Second, the available data implies just how heavily Comcast is relying on its own MVPD model to scale Peacock. Not worth a mic drop, but a mini celebration.
It’s worth highlighting here that Roberts and Cavanagh emphasized 3MM Flex boxes, and Cavanagh shed some additional light on Comcast’s strategy with Xfinity and Flex:
Not everyone, as we know, given all the forces at work in the media marketplace, want to have the traditional bundle or the modified bundles that we've increasingly brought to cater to different types of customer needs. And while we might have thought that a little bit years ago, I mean we clearly embraced where the world is going with the idea of we have an opportunity to attach to our broadband the kind of brains that goes in X1, to aggregate all that and ingest all that video, staple it to our navigation tools, including the voice remote. And for free, give someone Flex.
And that we're seeing -- so the business rationale is as video itself was to -- primarily to make sure we bring down churn in the broadband business, the center of the plate product. We don't -- many people are worried we'd chase holding on to a video bundle even if it went upside down on us economically, and we are very eager to continue to super serve the segment of the market that values the full bundle that we think is fantastic, and you get that through X1.
Reading this, the suggestion is Flex software and X1 video bundling are more valuable to Comcast’s broadband business than Peacock. Why are they more valuable? In the case of Flex, it helps to reduce broadband customer churn:
…Flex gives us the ability to get the same churn reduction benefit that being at the end of the pipe and providing a service. And so we see 15% to 20% reduction in churn for a broadband customer only with Flex versus a broadband customer without. That's what we wanted to see. That's what we are seeing.
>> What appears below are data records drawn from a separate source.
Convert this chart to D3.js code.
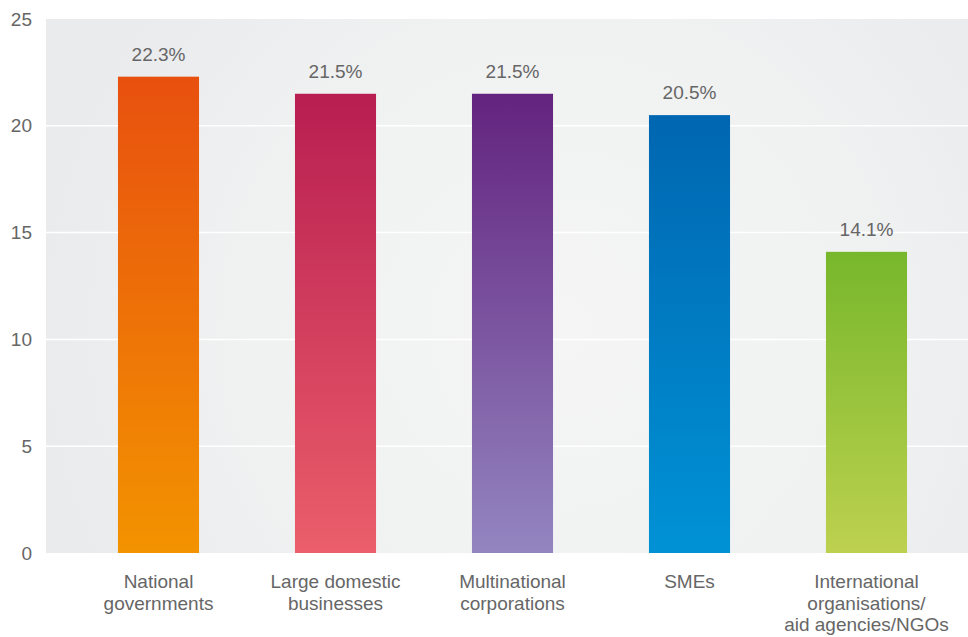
<!DOCTYPE html>
<html>
<head>
<meta charset="utf-8">
<script src="https://cdn.jsdelivr.net/npm/d3@7"></script>
<style>
  html, body { margin: 0; padding: 0; background: #ffffff; }
  svg { display: block; }
  text { font-family: "Liberation Sans", Arial, Helvetica, sans-serif; }
</style>
</head>
<body>
<svg id="chart" width="968" height="637"></svg>
<script>
// ---- data ----
const categories = [
  ["National", "governments"],
  ["Large domestic", "businesses"],
  ["Multinational", "corporations"],
  ["SMEs"],
  ["International", "organisations/", "aid agencies/NGOs"]
];
const values = [22.3, 21.5, 21.5, 20.5, 14.1];
const valueLabels = ["22.3%", "21.5%", "21.5%", "20.5%", "14.1%"];
const yTicks = [0, 5, 10, 15, 20, 25];
const barTopColors = ["#e8500f", "#b81e51", "#63237f", "#0066b1", "#77b72b"];
const barBottomColors = ["#f39300", "#eb5e6a", "#9385c0", "#0092d5", "#bdd14f"];

// ---- layout ----
const svg = d3.select("#chart");
const plot = { left: 46, right: 968, top: 19, bottom: 553 };

const x = d3.scaleBand()
  .domain(d3.range(values.length))
  .range([70, 955])
  .paddingInner(0.542)
  .paddingOuter(0.271);

const y = d3.scaleLinear().domain([0, 25]).range([plot.bottom, plot.top]);

const defs = svg.append("defs");
const bg = defs.append("radialGradient")
  .attr("id", "bgGrad")
  .attr("gradientUnits", "userSpaceOnUse")
  .attr("cx", 560).attr("cy", 330).attr("r", 520);
bg.append("stop").attr("offset", "0%").attr("stop-color", "#f5f5f5");
bg.append("stop").attr("offset", "60%").attr("stop-color", "#f0f1f1");
bg.append("stop").attr("offset", "100%").attr("stop-color", "#eaebed");

values.forEach((v, i) => {
  const g = defs.append("linearGradient")
    .attr("id", "barGrad" + i)
    .attr("x1", 0).attr("y1", 0).attr("x2", 0).attr("y2", 1);
  g.append("stop").attr("offset", "0%").attr("stop-color", barTopColors[i]);
  g.append("stop").attr("offset", "100%").attr("stop-color", barBottomColors[i]);
});

// background
svg.append("rect")
  .attr("x", plot.left).attr("y", plot.top)
  .attr("width", plot.right - plot.left).attr("height", plot.bottom - plot.top)
  .attr("fill", "url(#bgGrad)");

// gridlines
svg.append("g").selectAll("line")
  .data(yTicks.filter(t => t > 0 && t < 25))
  .join("line")
  .attr("x1", plot.left).attr("x2", plot.right)
  .attr("y1", d => y(d)).attr("y2", d => y(d))
  .attr("stroke", "#ffffff").attr("stroke-width", 1.5);

// y axis
const yAxis = d3.axisLeft(y).tickValues(yTicks).tickSize(0).tickPadding(0);
const yg = svg.append("g").attr("transform", "translate(32,0)").call(yAxis);
yg.select(".domain").remove();
yg.selectAll("text")
  .attr("font-size", "19px")
  .attr("fill", "#666666")
  .attr("font-family", "'Liberation Sans', Arial, sans-serif");

// bars
svg.append("g").selectAll("rect")
  .data(values)
  .join("rect")
  .attr("x", (d, i) => x(i))
  .attr("y", d => y(d))
  .attr("width", x.bandwidth())
  .attr("height", d => y(0) - y(d))
  .attr("fill", (d, i) => "url(#barGrad" + i + ")");

// value labels
svg.append("g").selectAll("text")
  .data(values)
  .join("text")
  .attr("x", (d, i) => x(i) + x.bandwidth() / 2)
  .attr("y", d => y(d) - 16)
  .attr("text-anchor", "middle")
  .attr("font-size", "19px")
  .attr("fill", "#666666")
  .text((d, i) => valueLabels[i]);

// category labels
const xg = svg.append("g");
categories.forEach((lines, i) => {
  const t = xg.append("text")
    .attr("x", x(i) + x.bandwidth() / 2)
    .attr("y", 588)
    .attr("text-anchor", "middle")
    .attr("font-size", "19px")
    .attr("fill", "#666666");
  lines.forEach((ln, j) => {
    t.append("tspan")
      .attr("x", x(i) + x.bandwidth() / 2)
      .attr("y", 588 + j * 21.5)
      .text(ln);
  });
});
</script>
</body>
</html>
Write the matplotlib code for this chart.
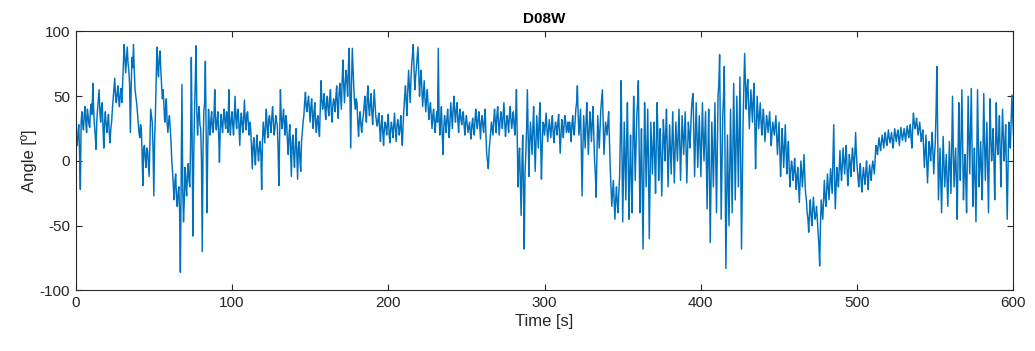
import numpy as np
import matplotlib
matplotlib.use("Agg")
import matplotlib.pyplot as plt

# Angle signal sampled on whole seconds (t = 0 ... 600 s)
angle_0_99 = [
    20, 12, 28, -22, 38, 24, 42, 22, 35, 26,
    44, 60, 28, 9, 40, 55, 30, 45, 10, 38,
    22, 36, 14, 30, 48, 64, 45, 58, 42, 56,
    58, 90, 68, 88, 70, 22, 80, 90, 55, 45,
    30, 18, 25, -19, 12, -5, 8, -12, 40, 30,
    -27, 35, 88, 65, 85, 58, 55, 30, 48, 22,
    35, 15, -8, -30, -10, -35, -20, -86, 59, -47,
    -5, -27, -2, -20, 80, -58, 35, 89, 20, 42,
    25, -70, 38, 77, -40, 40, 20, 38, 22, 55,
    24, 38, -1, 36, 22, 40, 25, 35, 55, 20,
]
angle_100_199 = [
    38, 20, 50, 25, 40, 12, 37, 22, 47, 24,
    38, 20, 24, -6, 18, -3, 20, 0, 15, -22,
    30, 14, 40, 18, 35, 22, 42, 20, 35, 28,
    -19, 55, 25, 40, 20, 30, 5, 28, -12, 20,
    -5, 25, -14, 15, -8, 22, 35, 53, 38, 50,
    30, 48, 25, 45, 22, 35, 19, 62, 40, 52,
    32, 50, 35, 55, 30, 48, 38, 58, 33, 60,
    40, 78, 45, 70, 50, 87, 10, 87, 55, 40,
    45, 19, 38, 22, 35, 50, 30, 58, 35, 52,
    28, 55, 35, 27, 37, 15, 35, 12, 30, 20,
]
angle_200_299 = [
    36, 14, 30, 18, 37, 15, 32, 20, 35, 12,
    40, 58, 35, 70, 45, 75, 90, 55, 72, 88,
    50, 70, 42, 62, 38, 55, 32, 45, 25, 40,
    22, 38, 87, 20, 42, 5, 35, 22, 40, 18,
    45, 25, 50, 30, 45, 22, 40, 28, 38, 20,
    35, 22, 30, 17, 33, 20, 40, 25, 38, 17,
    35, 22, 40, 5, -6, 15, 30, 20, 40, 22,
    42, 20, 38, 25, 45, 19, 35, 22, 42, 25,
    38, 20, 55, -20, 10, -42, 20, -68, 5, 55,
    -12, 30, 5, 42, -8, 35, 10, 45, -14, 30,
]
angle_300_399 = [
    20, 37, 15, 32, 18, 35, 14, 30, 20, 36,
    6, 32, 18, 35, 22, 30, 30, 15, 35, 20,
    40, 58, 20, 40, -27, 35, 10, 45, 5, 38,
    15, 42, 0, -28, 35, 10, 40, 55, 5, 30,
    20, 38, -5, -35, -15, -45, -20, -40, -12, 62,
    -47, 30, -30, 45, -45, 20, -40, 50, -15, 35,
    62, -40, 25, -68, 45, -20, 40, -60, 30, -10,
    30, -25, 45, -15, 25, -27, 32, 0, 40, -20,
    28, -10, 38, -17, 30, 0, 40, -15, 35, 5,
    38, -17, 30, 10, 40, 52, -12, 45, -5, 35,
]
angle_400_499 = [
    -12, 45, 0, 38, -37, 40, -63, 30, -20, 45,
    -40, 50, 82, -45, 35, 73, -83, 20, -50, 40,
    -40, 60, -30, 50, -20, 65, -68, 30, 83, 40,
    63, 25, 55, 30, 60, -6, 50, 25, 45, 20,
    40, 15, 35, 22, 38, 12, 30, 20, 35, 5,
    30, -12, 25, -5, 28, -10, 15, -20, 0, -15,
    2, -22, -5, -32, 0, -20, 5, -25, -40, -55,
    -30, -50, -28, -45, -35, -55, -81, -30, -45, -15,
    -35, -10, -30, -6, -25, 28, -37, -5, -20, 8,
    -15, 10, -10, 12, -19, 5, -12, 10, -8, 22,
]
angle_500_600 = [
    -5, -20, -2, -24, -5, -18, 0, -22, -3, -15,
    0, -10, 12, 5, 18, 8, 20, 10, 22, 12,
    24, 14, 22, 10, 25, 15, 24, 12, 26, 16,
    25, 15, 27, 18, 28, 10, 37, 25, 33, 20,
    30, 15, 24, -5, 20, -17, 15, 0, 22, -10,
    15, 73, -30, 10, -40, 19, -20, 5, -35, 15,
    -25, 50, -20, 10, -45, 45, -15, 55, -30, 5,
    -40, 50, -10, 56, -35, 10, -47, 55, -20, 15,
    -30, 52, -15, 30, -40, 48, 0, 25, -30, 45,
    5, 35, -20, 40, 0, 28, -45, 30, 10, 51,
    20,
]

# Angle samples on the half seconds (t = 0.5 ... 599.5 s)
half_0_99 = [
    15, 22, 5, 30, 28, 36, 30, 40, 28, 40,
    36, 40, 20, 30, 48, 38, 42, 25, 30, 28,
    30, 22, 25, 40, 55, 50, 52, 48, 52, 45,
    75, 80, 78, 76, 60, 55, 72, 70, 50, 38,
    22, 28, 5, 10, 2, 10, -2, 15, 35, 10,
    15, 60, 72, 80, 70, 48, 42, 40, 30, 30,
    25, 0, -20, -15, -28, -25, -40, -10, -20, -30,
    -18, -10, -15, 10, 20, 0, 60, 40, 35, 28,
    0, 10, 45, 20, 10, 28, 32, 25, 35, 30,
    32, 20, 25, 28, 34, 30, 38, 22, 30, 32,
]
half_100_199 = [
    28, 35, 32, 38, 25, 30, 28, 35, 30, 36,
    28, 30, 10, 12, 5, 12, 8, 10, 5, 15,
    22, 30, 25, 32, 28, 34, 30, 25, 30, 10,
    20, 35, 32, 28, 35, 15, 20, 8, 15, 5,
    12, 5, 10, 0, 15, 30, 45, 42, 45, 40,
    42, 35, 38, 30, 32, 25, 40, 48, 45, 40,
    45, 40, 48, 40, 42, 45, 50, 42, 52, 50,
    62, 58, 60, 62, 72, 50, 60, 70, 45, 48,
    30, 32, 28, 30, 42, 38, 48, 42, 45, 38,
    42, 45, 30, 33, 25, 28, 22, 25, 26, 30,
]
half_200_299 = [
    22, 24, 25, 28, 25, 26, 28, 25, 22, 28,
    50, 45, 55, 58, 62, 82, 70, 65, 80, 68,
    62, 55, 52, 48, 48, 42, 40, 35, 35, 30,
    32, 30, 35, 32, 22, 25, 30, 32, 28, 32,
    35, 40, 38, 40, 32, 35, 32, 35, 28, 30,
    28, 26, 22, 28, 25, 32, 30, 33, 28, 30,
    28, 32, 20, 0, 8, 22, 25, 32, 30, 35,
    30, 30, 32, 35, 30, 28, 30, 35, 32, 32,
    28, 35, 20, 0, -15, -5, -20, -10, 25, 20,
    15, 18, 25, 18, 15, 22, 30, 15, 10, 28,
]
half_300_399 = [
    28, 25, 24, 25, 28, 22, 24, 26, 30, 22,
    20, 26, 28, 30, 25, 22, 25, 28, 25, 30,
    45, 35, 30, 10, 8, 22, 30, 25, 22, 28,
    30, 20, -10, 5, 22, 25, 48, 30, 18, 25,
    30, 15, -20, -25, -30, -30, -32, -25, 20, 10,
    -10, 0, 15, 0, -10, -15, 10, 20, 10, 45,
    10, -5, -20, -10, 15, 12, -5, -15, 10, 12,
    0, 15, 20, 8, 0, 5, 18, 22, 10, 5,
    10, 15, 12, 8, 15, 20, 12, 10, 20, 22,
    10, 8, 22, 25, 48, 20, 15, 20, 15, 10,
]
half_400_499 = [
    15, 20, 20, 0, 5, -10, -15, 5, 12, 0,
    5, 60, 20, -5, 50, -5, -30, -15, -5, 0,
    10, 15, 10, 15, 20, 0, -20, 55, 60, 55,
    45, 40, 42, 48, 30, 25, 38, 35, 30, 32,
    28, 25, 30, 30, 25, 22, 25, 28, 20, 18,
    10, 5, 12, 10, 8, 5, -5, -8, -5, -8,
    -10, -12, -18, -15, -10, -8, -12, -30, -45, -40,
    -42, -38, -38, -42, -45, -65, -50, -38, -30, -28,
    -22, -20, -18, -15, 0, -10, -20, -12, -5, -5,
    -2, 0, 2, -5, -8, -2, 0, 2, 5, 5,
]
half_500_599 = [
    -12, -10, -15, -12, -12, -8, -12, -10, -10, -5,
    -5, 2, 10, 12, 12, 15, 15, 18, 15, 18,
    18, 18, 15, 18, 20, 20, 18, 20, 20, 20,
    20, 22, 22, 24, 18, 25, 30, 28, 26, 25,
    22, 20, 10, 8, 0, 0, 8, 12, 5, 5,
    40, 20, -10, -15, -10, 0, -8, -15, -10, -5,
    10, 10, -5, -15, 0, 10, 20, 10, -10, -15,
    5, 20, 25, 10, -10, -20, 0, 15, -5, -5,
    10, 15, 8, -5, 5, 20, 10, 0, 10, 15,
    18, 5, 15, 20, 12, -10, -5, 18, 30, 35,
]

whole = np.array(angle_0_99 + angle_100_199 + angle_200_299
                 + angle_300_399 + angle_400_499 + angle_500_600, dtype=float)
half = np.array(half_0_99 + half_100_199 + half_200_299
                + half_300_399 + half_400_499 + half_500_599, dtype=float)

# Interleave whole- and half-second samples into one series
angle = np.empty(whole.size + half.size)
angle[0::2] = whole
angle[1::2] = half
time_s = np.arange(angle.size) * 0.5

x_ticks = [0, 100, 200, 300, 400, 500, 600]
y_ticks = [-100, -50, 0, 50, 100]

plt.rcParams["font.family"] = ["Liberation Sans", "DejaVu Sans"]
plt.rcParams["axes.unicode_minus"] = False

fig = plt.figure(figsize=(10.35, 3.51), dpi=100)
ax = fig.add_axes([0.0731, 0.1724, 0.9061, 0.7379])

ax.plot(time_s, angle, color="#0072BD", lw=1.05)

ax.set_xlim(0, 600)
ax.set_ylim(-100, 100)
ax.set_xticks(x_ticks)
ax.set_yticks(y_ticks)

axis_color = "#262626"
for side in ax.spines.values():
    side.set_color(axis_color)
    side.set_linewidth(0.8)
ax.tick_params(direction="in", length=4, width=0.8, colors=axis_color,
               labelsize=11, top=True, right=True, pad=4)

ax.set_title("D08W", fontsize=11, fontweight="bold", color="black", pad=6)
ax.set_xlabel("Time [s]", fontsize=12, color=axis_color, labelpad=3)
ax.set_ylabel("Angle [º]", fontsize=12, color=axis_color, labelpad=2)

fig.savefig("out.png", dpi=100)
The longer term vision for Flex is to become “a platform to do more”:
Obviously, we are a marketer of services for a variety of streaming services. And I think we've -- I think if you're a big streaming service, you look at the success we've had with some of the leading streamers out there of integrating them and helping them sell their products. I think we increasingly look at the lens for monetization of that type of activity.
Peacock lost $914M in 2020, according to a recent SEC filing from Comcast reflecting a change its presentation of segment operating results relating to NBCUniversal. But High-Speed Internet drove $20.6B in revenues for Comcast in 2020.
The takeaway from both Roberts’ and Cavanagh’s presentations is that Flex, and therefore its High-Speed Internet division, is a sexier business than Peacock. Peacock helps to tell that story for Flex, because Flex helped to create “the second highest-rated new brand during the pandemic…, no small part due to the ability to drive through our various platforms, including Flex being one of them.”
In turn, Flex and Peacock help to tell a story about the power of its X1 software. Comcast loves Peacock because it helps tell the growth story for High Speed Internet business, and its broader market ambitions for its Flex software (like Smart TVs and OTT devices).
If Peacock has 33MM registered users, that story seems to be about the power of Comcast’s scale and software, but not about demand for Peacock.
 An emphasis on Flex and Cable is implicitly an emphasis on Comcast’s reach plus MVPD broadband “bundles”. For example, Central to Comcast’s partnership with Cox is the Xfinity Flex software platform, which Cox licenses for its Contour Stream streaming player. So, Flex is in both Comcast and Cox broadband homes.